━━ Given data

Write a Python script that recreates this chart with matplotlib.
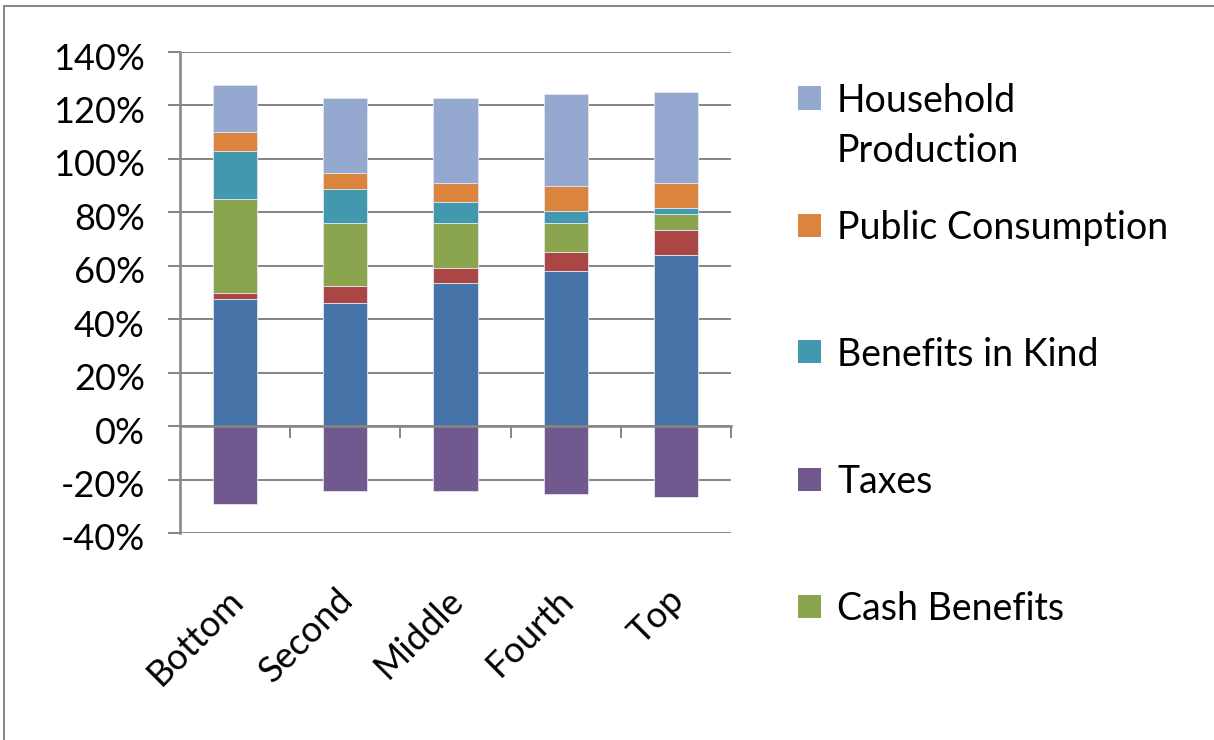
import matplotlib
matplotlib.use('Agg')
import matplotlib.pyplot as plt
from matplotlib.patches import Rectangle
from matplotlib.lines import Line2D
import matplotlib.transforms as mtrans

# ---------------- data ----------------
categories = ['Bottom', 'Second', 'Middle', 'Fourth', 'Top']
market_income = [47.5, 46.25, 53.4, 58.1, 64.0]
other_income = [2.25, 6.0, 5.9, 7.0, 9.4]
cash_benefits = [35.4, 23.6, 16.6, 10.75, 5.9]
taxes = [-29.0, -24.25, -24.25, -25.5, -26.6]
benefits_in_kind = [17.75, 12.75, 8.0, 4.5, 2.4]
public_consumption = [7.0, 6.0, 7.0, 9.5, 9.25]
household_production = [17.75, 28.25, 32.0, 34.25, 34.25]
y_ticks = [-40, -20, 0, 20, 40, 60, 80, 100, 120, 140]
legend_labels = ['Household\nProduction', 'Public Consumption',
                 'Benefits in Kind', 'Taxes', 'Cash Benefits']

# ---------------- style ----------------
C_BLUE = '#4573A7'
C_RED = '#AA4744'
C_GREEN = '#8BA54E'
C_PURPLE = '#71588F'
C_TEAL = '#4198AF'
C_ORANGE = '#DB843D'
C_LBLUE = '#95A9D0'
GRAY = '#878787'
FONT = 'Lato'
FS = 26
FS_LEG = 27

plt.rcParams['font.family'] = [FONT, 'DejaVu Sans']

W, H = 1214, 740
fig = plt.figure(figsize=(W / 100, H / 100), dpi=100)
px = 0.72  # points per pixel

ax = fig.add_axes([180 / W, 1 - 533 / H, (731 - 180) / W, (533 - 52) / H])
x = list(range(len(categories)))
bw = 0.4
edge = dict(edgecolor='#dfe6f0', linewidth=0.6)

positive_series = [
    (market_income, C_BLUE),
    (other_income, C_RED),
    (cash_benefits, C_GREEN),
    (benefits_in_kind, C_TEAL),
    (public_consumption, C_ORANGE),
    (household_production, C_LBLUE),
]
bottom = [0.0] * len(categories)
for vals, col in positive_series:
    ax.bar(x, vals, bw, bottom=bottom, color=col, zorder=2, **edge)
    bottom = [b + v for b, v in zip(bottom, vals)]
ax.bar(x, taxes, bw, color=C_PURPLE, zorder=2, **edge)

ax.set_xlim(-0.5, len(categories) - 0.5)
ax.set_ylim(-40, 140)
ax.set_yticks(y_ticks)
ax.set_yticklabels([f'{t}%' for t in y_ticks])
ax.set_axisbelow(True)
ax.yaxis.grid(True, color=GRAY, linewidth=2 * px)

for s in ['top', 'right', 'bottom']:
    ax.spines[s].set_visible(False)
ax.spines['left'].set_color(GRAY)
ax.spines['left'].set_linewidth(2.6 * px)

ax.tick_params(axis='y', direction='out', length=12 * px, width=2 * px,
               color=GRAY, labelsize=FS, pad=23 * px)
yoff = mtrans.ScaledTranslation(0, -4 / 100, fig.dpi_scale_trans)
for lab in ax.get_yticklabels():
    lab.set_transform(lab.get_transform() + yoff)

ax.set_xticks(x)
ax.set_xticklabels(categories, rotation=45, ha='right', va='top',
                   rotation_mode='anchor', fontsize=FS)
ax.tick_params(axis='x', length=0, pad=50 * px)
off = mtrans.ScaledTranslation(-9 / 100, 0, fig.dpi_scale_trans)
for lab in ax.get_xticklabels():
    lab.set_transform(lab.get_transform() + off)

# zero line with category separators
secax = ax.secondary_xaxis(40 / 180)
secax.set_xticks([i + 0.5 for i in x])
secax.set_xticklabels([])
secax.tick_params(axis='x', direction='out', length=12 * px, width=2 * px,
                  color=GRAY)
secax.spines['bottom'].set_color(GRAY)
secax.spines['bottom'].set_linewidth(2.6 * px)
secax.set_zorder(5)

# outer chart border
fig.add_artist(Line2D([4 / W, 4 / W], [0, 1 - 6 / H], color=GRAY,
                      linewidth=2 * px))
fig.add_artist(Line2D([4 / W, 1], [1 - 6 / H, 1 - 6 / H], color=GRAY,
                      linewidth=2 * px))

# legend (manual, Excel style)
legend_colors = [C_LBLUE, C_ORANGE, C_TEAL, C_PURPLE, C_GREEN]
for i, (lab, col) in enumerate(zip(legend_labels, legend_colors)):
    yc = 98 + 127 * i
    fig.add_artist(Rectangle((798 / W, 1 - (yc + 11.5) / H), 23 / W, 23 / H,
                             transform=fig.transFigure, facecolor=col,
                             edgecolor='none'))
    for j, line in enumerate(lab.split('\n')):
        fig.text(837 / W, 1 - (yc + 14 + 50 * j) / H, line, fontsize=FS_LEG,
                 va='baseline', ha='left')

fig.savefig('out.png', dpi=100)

━━━━

(Short exercise) Write out the listing above exactly as it stands, pictures excluded.

(Response below)
Write a Python script that recreates this chart with matplotlib.
import matplotlib
matplotlib.use('Agg')
import matplotlib.pyplot as plt
from matplotlib.patches import Rectangle
from matplotlib.lines import Line2D
import matplotlib.transforms as mtrans

# ---------------- data ----------------
categories = ['Bottom', 'Second', 'Middle', 'Fourth', 'Top']
market_income = [47.5, 46.25, 53.4, 58.1, 64.0]
other_income = [2.25, 6.0, 5.9, 7.0, 9.4]
cash_benefits = [35.4, 23.6, 16.6, 10.75, 5.9]
taxes = [-29.0, -24.25, -24.25, -25.5, -26.6]
benefits_in_kind = [17.75, 12.75, 8.0, 4.5, 2.4]
public_consumption = [7.0, 6.0, 7.0, 9.5, 9.25]
household_production = [17.75, 28.25, 32.0, 34.25, 34.25]
y_ticks = [-40, -20, 0, 20, 40, 60, 80, 100, 120, 140]
legend_labels = ['Household\nProduction', 'Public Consumption',
                 'Benefits in Kind', 'Taxes', 'Cash Benefits']

# ---------------- style ----------------
C_BLUE = '#4573A7'
C_RED = '#AA4744'
C_GREEN = '#8BA54E'
C_PURPLE = '#71588F'
C_TEAL = '#4198AF'
C_ORANGE = '#DB843D'
C_LBLUE = '#95A9D0'
GRAY = '#878787'
FONT = 'Lato'
FS = 26
FS_LEG = 27

plt.rcParams['font.family'] = [FONT, 'DejaVu Sans']

W, H = 1214, 740
fig = plt.figure(figsize=(W / 100, H / 100), dpi=100)
px = 0.72  # points per pixel

ax = fig.add_axes([180 / W, 1 - 533 / H, (731 - 180) / W, (533 - 52) / H])
x = list(range(len(categories)))
bw = 0.4
edge = dict(edgecolor='#dfe6f0', linewidth=0.6)

positive_series = [
    (market_income, C_BLUE),
    (other_income, C_RED),
    (cash_benefits, C_GREEN),
    (benefits_in_kind, C_TEAL),
    (public_consumption, C_ORANGE),
    (household_production, C_LBLUE),
]
bottom = [0.0] * len(categories)
for vals, col in positive_series:
    ax.bar(x, vals, bw, bottom=bottom, color=col, zorder=2, **edge)
    bottom = [b + v for b, v in zip(bottom, vals)]
ax.bar(x, taxes, bw, color=C_PURPLE, zorder=2, **edge)

ax.set_xlim(-0.5, len(categories) - 0.5)
ax.set_ylim(-40, 140)
ax.set_yticks(y_ticks)
ax.set_yticklabels([f'{t}%' for t in y_ticks])
ax.set_axisbelow(True)
ax.yaxis.grid(True, color=GRAY, linewidth=2 * px)

for s in ['top', 'right', 'bottom']:
    ax.spines[s].set_visible(False)
ax.spines['left'].set_color(GRAY)
ax.spines['left'].set_linewidth(2.6 * px)

ax.tick_params(axis='y', direction='out', length=12 * px, width=2 * px,
               color=GRAY, labelsize=FS, pad=23 * px)
yoff = mtrans.ScaledTranslation(0, -4 / 100, fig.dpi_scale_trans)
for lab in ax.get_yticklabels():
    lab.set_transform(lab.get_transform() + yoff)

ax.set_xticks(x)
ax.set_xticklabels(categories, rotation=45, ha='right', va='top',
                   rotation_mode='anchor', fontsize=FS)
ax.tick_params(axis='x', length=0, pad=50 * px)
off = mtrans.ScaledTranslation(-9 / 100, 0, fig.dpi_scale_trans)
for lab in ax.get_xticklabels():
    lab.set_transform(lab.get_transform() + off)

# zero line with category separators
secax = ax.secondary_xaxis(40 / 180)
secax.set_xticks([i + 0.5 for i in x])
secax.set_xticklabels([])
secax.tick_params(axis='x', direction='out', length=12 * px, width=2 * px,
                  color=GRAY)
secax.spines['bottom'].set_color(GRAY)
secax.spines['bottom'].set_linewidth(2.6 * px)
secax.set_zorder(5)

# outer chart border
fig.add_artist(Line2D([4 / W, 4 / W], [0, 1 - 6 / H], color=GRAY,
                      linewidth=2 * px))
fig.add_artist(Line2D([4 / W, 1], [1 - 6 / H, 1 - 6 / H], color=GRAY,
                      linewidth=2 * px))

# legend (manual, Excel style)
legend_colors = [C_LBLUE, C_ORANGE, C_TEAL, C_PURPLE, C_GREEN]
for i, (lab, col) in enumerate(zip(legend_labels, legend_colors)):
    yc = 98 + 127 * i
    fig.add_artist(Rectangle((798 / W, 1 - (yc + 11.5) / H), 23 / W, 23 / H,
                             transform=fig.transFigure, facecolor=col,
                             edgecolor='none'))
    for j, line in enumerate(lab.split('\n')):
        fig.text(837 / W, 1 - (yc + 14 + 50 * j) / H, line, fontsize=FS_LEG,
                 va='baseline', ha='left')

fig.savefig('out.png', dpi=100)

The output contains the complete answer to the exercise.